Festival Côté court : hommage au court-métrage
Conserva Acabada (1990)
Durée : 01:36
La jeunesse qui remplit les terrasses du Ciné 104 à Pantin (Seine-Saint-Denis), lors de chaque édition du festival Côté court, est un indice ou plutôt une promesse : le cinéma est un art bien vivant et la salle n’a pas dit son dernier mot.
A l’excitation d’une nouvelle génération invitée à montrer ses premières œuvres répond la curiosité d’un public qui peut facilement approcher les équipes de films et découvrir la programmation foisonnante pour un « pass » à 25 euros.
La 28e édition de Côté court confirme son identité de tête chercheuse, croisant les regards, les disciplines et les générations, avec deux compétitions (fiction et essai-art vidéo), des sections hybrides (Ecran libre et Panorama), un focus sur le Portugal, faisant se côtoyer la « nouvelle vague » (Miguel Gomes, Joao Pedro Rodrigues, Salome Lamas) et les « maîtres » (Joao Cesar Monteiro, Manoel de Oliveira). Clarisse Fabre
Festival Côté Court, Ciné 104, 104, avenue Jean-Lolive, Pantin (Seine-Saint-Denis). Jusqu’au 15 juin.
« Journal d’un maître d’école » : une expérience ciné-pédagogique
Vittorio De Seta parla di: Diario di un Maestro
Durée : 11:13
Certaines œuvres émergeant d’une longue nuit d’oubli sont restituées avec d’autant plus d’urgence que leurs questionnements sont restés sans réponse. C’est le cas de Journal d’un maître d’école, film en quatre épisodes réalisé pour la télévision publique italienne (RAI) par Vittorio De Seta, disponible dans un très beau livre-DVD (éd. L’Arachnéen) retraçant précisément le contexte et l’histoire atypique de sa production.
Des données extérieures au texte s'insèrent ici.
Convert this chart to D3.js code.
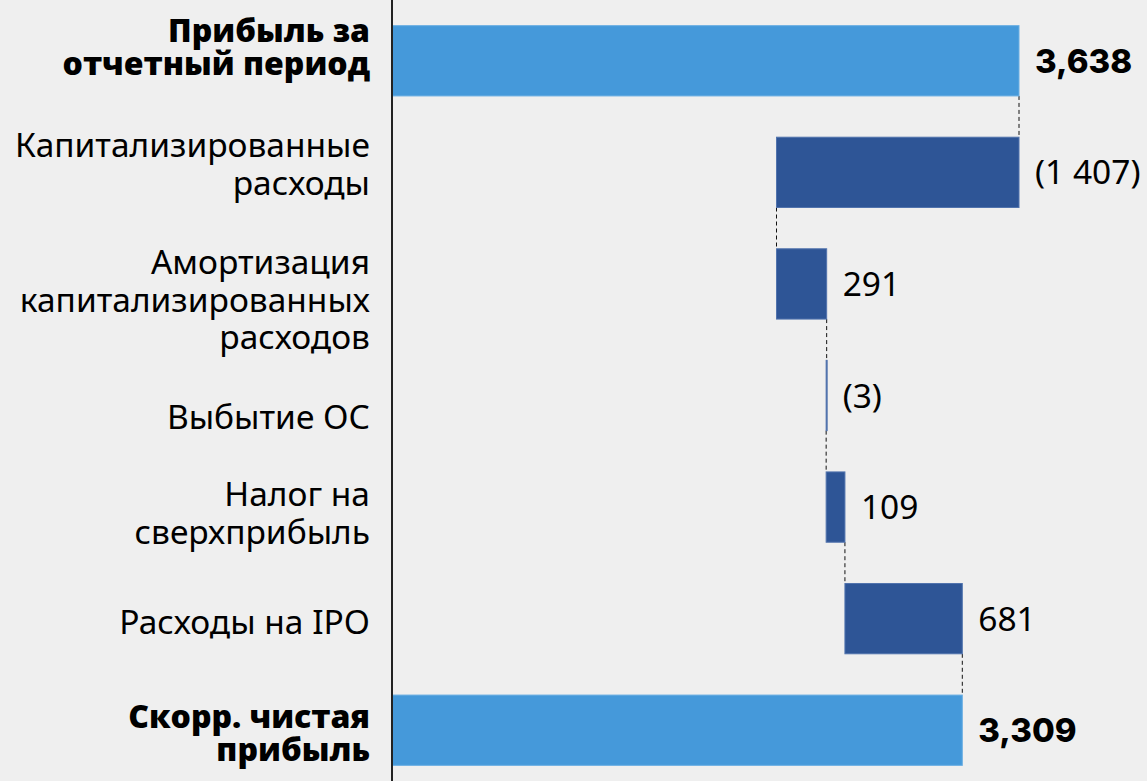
<!DOCTYPE html>
<html>
<head>
<meta charset="utf-8">
<script src="https://cdn.jsdelivr.net/npm/d3@7"></script>
<style>
  html, body { margin: 0; padding: 0; background: #efefef; }
  svg { display: block; }
</style>
</head>
<body>
<svg id="chart" width="1147" height="781"></svg>
<script>
// categories, each label split into lines
const categories = [
  ["Прибыль за", "отчетный период"],
  ["Капитализированные", "расходы"],
  ["Амортизация", "капитализированных", "расходов"],
  ["Выбытие ОС"],
  ["Налог на", "сверхприбыль"],
  ["Расходы на IPO"],
  ["Скорр. чистая", "прибыль"]
]
const values = [3638, -1407, 291, -3, 109, 681, 3309]
const isTotal = [true, false, false, false, false, false, true]
const valueLabels = ["3,638", "(1 407)", "291", "(3)", "109", "681", "3,309"]

// label text boxes in the source are not exactly centred on the bars
const labelShift = [-13, -8, 16, 22, 6, 4, 3]

const width = 1147
const height = 781
const svg = d3.select("#chart")

// build waterfall steps
let running = 0
const rows = values.map((v, i) => {
  let start, end
  if (isTotal[i]) {
    start = 0
    end = v
    running = v
  } else {
    start = running
    end = running + v
    running = end
  }
  return { i, v, start, end, total: isTotal[i], label: valueLabels[i], lines: categories[i] }
})

const x = d3.scaleLinear().domain([0, 3638]).range([392, 1019])
const y = d3.scaleBand()
  .domain(rows.map((d) => d.i))
  .range([5, 786])
  .paddingInner(0.37)
  .paddingOuter(0.185)

// connectors
const links = rows.slice(0, -1).map((d, k) => ({ at: d.end, from: d, to: rows[k + 1] }))
svg.append("g")
  .selectAll("line")
  .data(links)
  .enter()
  .append("line")
  .attr("x1", (d) => x(d.at))
  .attr("x2", (d) => x(d.at))
  .attr("y1", (d) => y(d.from.i) + y.bandwidth())
  .attr("y2", (d) => y(d.to.i))
  .style("stroke", "#111")
  .style("stroke-width", 1)
  .style("stroke-dasharray", "4,3")

// bars
svg.append("g")
  .selectAll("rect")
  .data(rows)
  .enter()
  .append("rect")
  .attr("x", (d) => x(Math.min(d.start, d.end)))
  .attr("y", (d) => y(d.i))
  .attr("width", (d) => Math.max(1, Math.abs(x(d.end) - x(d.start))))
  .attr("height", y.bandwidth())
  .style("fill", (d) => (d.total ? "#4599da" : "#2e5596"))
  .style("stroke", (d) => (d.total ? "#6aaee3" : "#5173ad"))
  .style("stroke-width", 1)

// value labels
svg.append("g")
  .selectAll("text")
  .data(rows)
  .enter()
  .append("text")
  .attr("x", (d) => x(Math.max(d.start, d.end)) + 16)
  .attr("y", (d) => y(d.i) + y.bandwidth() / 2)
  .attr("dy", "0.36em")
  .style("font-family", (d) => (d.total ? "Inter, sans-serif" : "'Noto Sans', sans-serif"))
  .style("font-size", (d) => (d.total ? "33px" : "33.5px"))
  .style("font-weight", (d) => (d.total ? 800 : 400))
  .style("fill", "#000")
  .text((d) => d.label)

// category labels
const cat = svg.append("g")
  .selectAll("text")
  .data(rows)
  .enter()
  .append("text")
  .attr("text-anchor", "end")
  .style("font-family", (d) => (d.total ? "'Open Sans', sans-serif" : "'Noto Sans', sans-serif"))
  .style("font-size", (d) => (d.total ? "32px" : "33.5px"))
  .style("font-weight", (d) => (d.total ? 800 : 400))
  .style("fill", "#000")

cat.each(function (d) {
  const cy = y(d.i) + y.bandwidth() / 2 + labelShift[d.i]
  const n = d.lines.length
  const lineH = d.total ? 33 : 37.5
  d3.select(this)
    .selectAll("tspan")
    .data(d.lines)
    .enter()
    .append("tspan")
    .attr("x", 370)
    .attr("y", (t, k) => cy + (k - (n - 1) / 2) * lineH)
    .attr("dy", "0.35em")
    .text((t) => t)
})

// axis line
svg.append("line")
  .attr("x1", 392).attr("x2", 392)
  .attr("y1", 0).attr("y2", height)
  .style("stroke", "#222")
  .style("stroke-width", 2)
</script>
</body>
</html>
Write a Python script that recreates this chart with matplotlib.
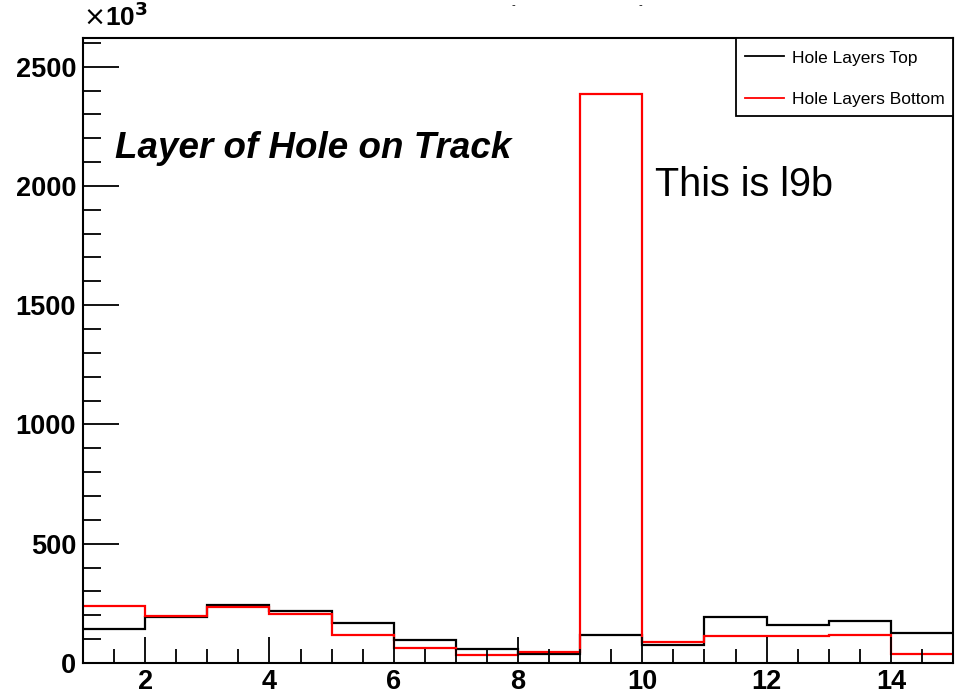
import numpy as np
import matplotlib
matplotlib.use("Agg")
import matplotlib.pyplot as plt
from matplotlib.ticker import MultipleLocator, FuncFormatter
from matplotlib.patches import Rectangle

# Histogram bins: layer index 1..15, unit-width bins
bin_edges = list(range(1, 16))

# Counts per bin in thousands (x10^3)
hole_layers_top = [144, 193, 242, 219, 169, 95, 60, 38, 116, 75, 194, 159, 175, 126]
hole_layers_bottom = [239, 198, 233, 205, 117, 64, 35, 44, 2385, 88, 112, 113, 116, 38]

series_labels = ["Hole Layers Top", "Hole Layers Bottom"]
series_colors = ["black", "red"]

plt.rcParams["font.family"] = ["Liberation Sans", "DejaVu Sans"]

fig = plt.figure(figsize=(9.61, 6.94), dpi=100)
ax = fig.add_axes([0.0864, 0.0447, 0.9053, 0.9005])

for vals, lab, col in zip([hole_layers_top, hole_layers_bottom], series_labels, series_colors):
    ax.stairs(vals, bin_edges, color=col, lw=1.6, label=lab, baseline=None)

ax.set_xlim(1, 15)
ax.set_ylim(0, 2620)

ax.xaxis.set_major_locator(MultipleLocator(2))
ax.xaxis.set_minor_locator(MultipleLocator(0.5))
ax.yaxis.set_major_locator(MultipleLocator(500))
ax.yaxis.set_minor_locator(MultipleLocator(100))
ax.xaxis.set_major_formatter(FuncFormatter(lambda v, p: f"{v:g}"))
ax.yaxis.set_major_formatter(FuncFormatter(lambda v, p: f"{v:g}"))

ax.tick_params(axis="both", which="both", direction="in", width=1.3, colors="black")
ax.tick_params(axis="x", which="major", length=19, pad=4)
ax.tick_params(axis="x", which="minor", length=10)
ax.tick_params(axis="y", which="major", length=26, pad=5)
ax.tick_params(axis="y", which="minor", length=13)
for lab in ax.get_xticklabels() + ax.get_yticklabels():
    lab.set_fontsize(19.5)
    lab.set_fontweight("bold")

for sp in ax.spines.values():
    sp.set_linewidth(1.5)

# Axis multiplier above the y axis
fig.text(0.0864, 0.955, r"$\times$10$^{\mathbf{3}}$", fontsize=19, fontweight="bold",
         ha="left", va="bottom")

# Clipped remains of the histogram title along the top edge
fig.text(0.534, 0.993, "-", fontsize=8, ha="center", va="center")
fig.text(0.666, 0.993, "-", fontsize=8, ha="center", va="center")

ax.text(0.037, 0.808, "Layer of Hole on Track", transform=ax.transAxes,
        fontsize=26.5, fontweight="bold", fontstyle="italic", ha="left", va="baseline")
ax.text(0.658, 0.748, "This is l9b", transform=ax.transAxes,
        fontsize=28.5, ha="left", va="baseline")

# Legend box drawn as a plain frame in the upper-right corner
ax.add_patch(Rectangle((0.7506, 0.875), 0.2494, 0.125, transform=ax.transAxes,
                       facecolor="white", edgecolor="black", lw=1.3, zorder=4,
                       clip_on=False))
leg = ax.legend(loc="upper right", bbox_to_anchor=(1.0, 0.993), borderaxespad=0,
                fontsize=12.5, frameon=False, handlelength=2.2,
                handletextpad=0.5, labelspacing=1.5, borderpad=0.46)
leg.set_zorder(5)
for h in leg.get_lines():
    h.set_linewidth(1.3)

fig.savefig("out.png", dpi=100)
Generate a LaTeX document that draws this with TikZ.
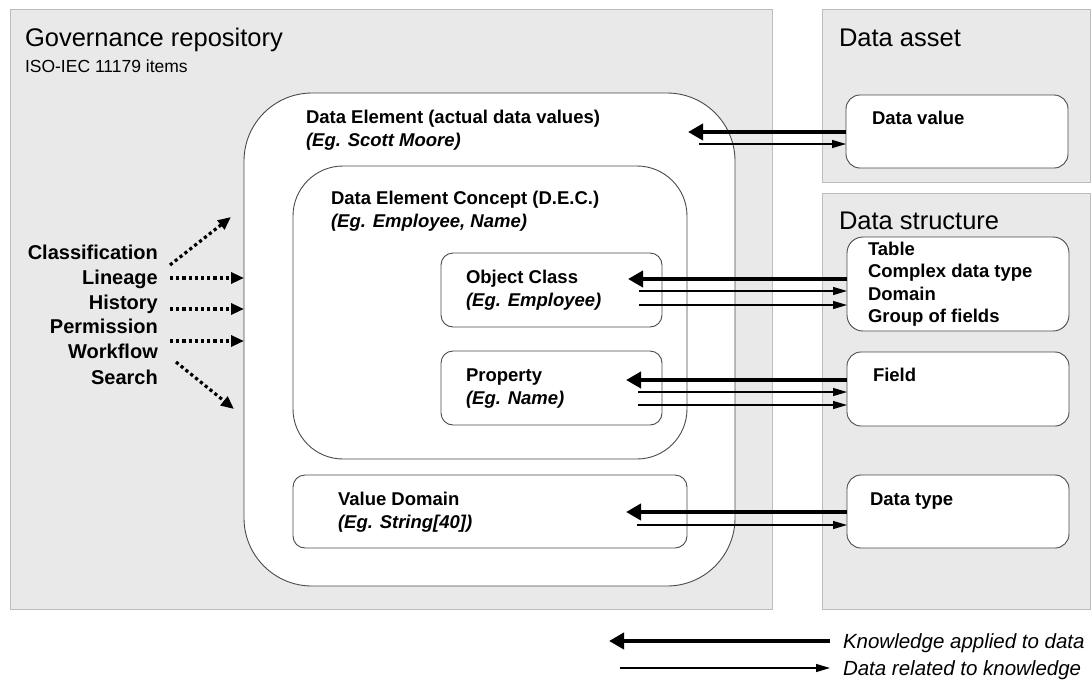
\documentclass[tikz,border=0pt]{standalone}
\usepackage{fontspec}
\setmainfont{Liberation Sans}
\usetikzlibrary{arrows.meta}
\definecolor{greyfill}{HTML}{E9E9E9}
\definecolor{greyline}{HTML}{BDBDBD}
\definecolor{boxline}{HTML}{4A4A4A}
\begin{document}
\begin{tikzpicture}[x=1pt,y=-1pt,
  panel/.style={draw=greyline, fill=greyfill, line width=1pt, anchor=north west, inner sep=0pt, outer sep=0pt},
  rbox/.style={draw=boxline, fill=white, line width=0.9pt, anchor=north west, inner sep=0pt, outer sep=0pt},
  txt/.style={anchor=base west, inner sep=0pt, outer sep=0pt},
  title/.style={txt, font=\fontsize{25.5}{29}\selectfont},
  sub/.style={txt, font=\fontsize{17.5}{21}\selectfont},
  lbl/.style={txt, font=\bfseries\fontsize{18.5}{22}\selectfont},
  eg/.style={txt, font=\bfseries\itshape\fontsize{18.5}{22}\selectfont},
  side/.style={anchor=base east, inner sep=0pt, font=\bfseries\fontsize{20}{24}\selectfont},
  legtxt/.style={txt, font=\itshape\fontsize{20.5}{24}\selectfont},
  know/.style={line width=4.5pt, -{Triangle[length=15pt,width=16pt]}},
  rel/.style={line width=1.2pt, -{Triangle[length=14pt,width=8pt]}},
  dots/.style={line width=3.2pt, dash pattern=on 3.2pt off 3pt, -{Triangle[length=13pt,width=11pt]}}
]
\useasboundingbox (0,0) rectangle (1092,694);
\fill[white] (0,0) rectangle (1092,694);

% grey panels
\node[panel, minimum width=762pt, minimum height=600pt] (gov) at (10,9) {};
\node[panel, minimum width=268pt, minimum height=173pt] (asset) at (822,9) {};
\node[panel, minimum width=268pt, minimum height=416pt] (struct) at (822,193) {};

\node[title] (govt) at (25,46) {Governance repository};
\node[sub] (govs) at (25,72) {ISO-IEC 11179 items};
\node[title] (assett) at (839,46) {Data asset};
\node[title] (structt) at (839,229) {Data structure};

% governance boxes
\node[rbox, rounded corners=68pt, minimum width=491pt, minimum height=493pt] (de) at (244,93) {};
\node[rbox, rounded corners=50pt, minimum width=394pt, minimum height=293pt] (dec) at (293,166) {};
\node[rbox, rounded corners=12pt, minimum width=221pt, minimum height=74pt] (oc) at (441,253) {};
\node[rbox, rounded corners=12pt, minimum width=221pt, minimum height=74pt] (prop) at (441,351) {};
\node[rbox, rounded corners=12pt, minimum width=394pt, minimum height=73pt] (vd) at (293,475) {};

\node[lbl] (det) at (306,123) {Data Element (actual data values)};
\node[eg] (deeg) at (306,146) {(Eg. Scott Moore)};
\node[lbl] (dect) at (331,204) {Data Element Concept (D.E.C.)};
\node[eg] (deceg) at (331,227) {(Eg. Employee, Name)};
\node[lbl] (oct) at (466,283) {Object Class};
\node[eg] (oceg) at (466,306) {(Eg. Employee)};
\node[lbl] (propt) at (466,381) {Property};
\node[eg] (propeg) at (466,404) {(Eg. Name)};
\node[lbl] (vdt) at (338,505) {Value Domain};
\node[eg] (vdeg) at (338,528) {(Eg. String[40])};

% data boxes
\node[rbox, rounded corners=14pt, minimum width=222pt, minimum height=73pt] (dv) at (846,95) {};
\node[rbox, rounded corners=16pt, minimum width=222pt, minimum height=94pt] (tbl) at (847,237) {};
\node[rbox, rounded corners=14pt, minimum width=222pt, minimum height=74pt] (fld) at (847,352) {};
\node[rbox, rounded corners=14pt, minimum width=222pt, minimum height=73pt] (dt) at (847,475) {};

\node[lbl] (dvt) at (872,124) {Data value};
\node[lbl] (tb1) at (868,255) {Table};
\node[lbl] (tb2) at (868,277) {Complex data type};
\node[lbl] (tb3) at (868,300) {Domain};
\node[lbl] (tb4) at (868,322) {Group of fields};
\node[lbl] (fldt) at (873,381) {Field};
\node[lbl] (dtt) at (870,505) {Data type};

% side labels
\node[side] (s1) at (158,259) {Classification};
\node[side] (s2) at (158,284) {Lineage};
\node[side] (s3) at (158,309) {History};
\node[side] (s4) at (158,333) {Permission};
\node[side] (s5) at (158,358) {Workflow};
\node[side] (s6) at (158,384) {Search};

\coordinate (d1s) at (170,265); \coordinate (d1e) at (231,217);
\coordinate (d2s) at (170,278);
\coordinate (d3s) at (170,309);
\coordinate (d4s) at (170,341);
\coordinate (d6s) at (176,362); \coordinate (d6e) at (234,409);
\draw[dots] (d1s) -- (d1e);
\draw[dots] (d2s) -- (de.west |- d2s);
\draw[dots] (d3s) -- (de.west |- d3s);
\draw[dots] (d4s) -- (de.west |- d4s);
\draw[dots] (d6s) -- (d6e);

% connectors
\coordinate (k1) at (688,132); \coordinate (r1) at (699,144);
\draw[know] (dv.west |- k1) -- (k1);
\draw[rel] (r1) -- (dv.west |- r1);

\coordinate (k2) at (628,279); \coordinate (r2a) at (639,291); \coordinate (r2b) at (639,305);
\draw[know] (tbl.west |- k2) -- (k2);
\draw[rel] (r2a) -- (tbl.west |- r2a);
\draw[rel] (r2b) -- (tbl.west |- r2b);

\coordinate (k3) at (626,380); \coordinate (r3a) at (638,392); \coordinate (r3b) at (638,405);
\draw[know] (fld.west |- k3) -- (k3);
\draw[rel] (r3a) -- (fld.west |- r3a);
\draw[rel] (r3b) -- (fld.west |- r3b);

\coordinate (k4) at (626,512); \coordinate (r4) at (637,525);
\draw[know] (dt.west |- k4) -- (k4);
\draw[rel] (r4) -- (dt.west |- r4);

% legend
\node[legtxt] (leg1) at (843,648) {Knowledge applied to data};
\node[legtxt] (leg2) at (843,675) {Data related to knowledge};
\coordinate (lk) at (609,641); \coordinate (lr) at (620,668);
\draw[know] ([xshift=-13pt]leg1.west |- lk) -- (lk);
\draw[rel] (lr) -- ([xshift=-13pt]leg2.west |- lr);
\end{tikzpicture}
\end{document}
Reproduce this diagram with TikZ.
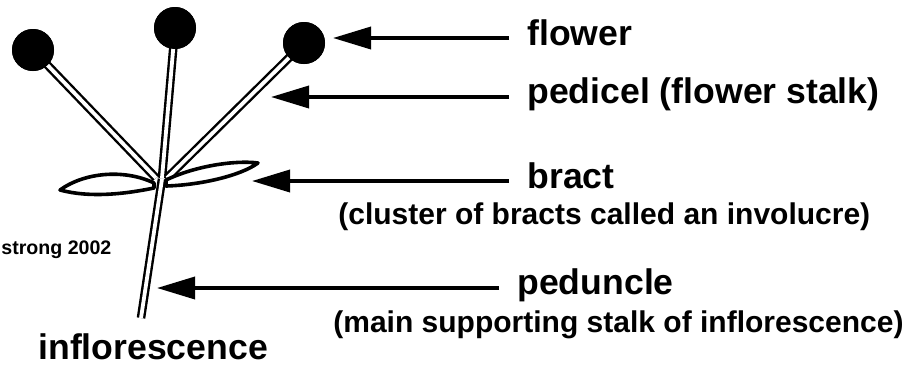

Méconnu et très rarement montré en France, alors qu’il rencontra un grand succès (20 millions de spectateurs) en Italie, lors de sa diffusion en 1973, c’est une merveille d’audace et d’intelligence.
Inspiré des théories de pédagogues réformateurs comme Célestin Freinet ou Mario Lodi, mené comme une expérience pédagogique in vivo, dans un partage des pouvoirs respectifs de la fiction et du documentaire, Journal d’un maître d’école explore les conditions possibles d’une nouvelle façon d’enseigner, en opposition à une institution scolaire sclérosée et désinvestie.
La sidérante beauté du film tient précisément à cela : que l’apprentissage et la transmission prennent forme sous nos yeux, arrachés à la misère et à l’inaction des pouvoirs publics. Les visages expressifs des élèves, leur rage explosive, la confiance qu’ils finissent par reconquérir constituent la trame d’un des plus beaux poèmes de l’enfance du cinéma italien. M. M.
« Journal d’un maître d’école », film en quatre épisodes de Vittorio De Seta (1973). « Le film, un livre », sur une idée de Federico Rossin. L’Arachnéen, 30 €.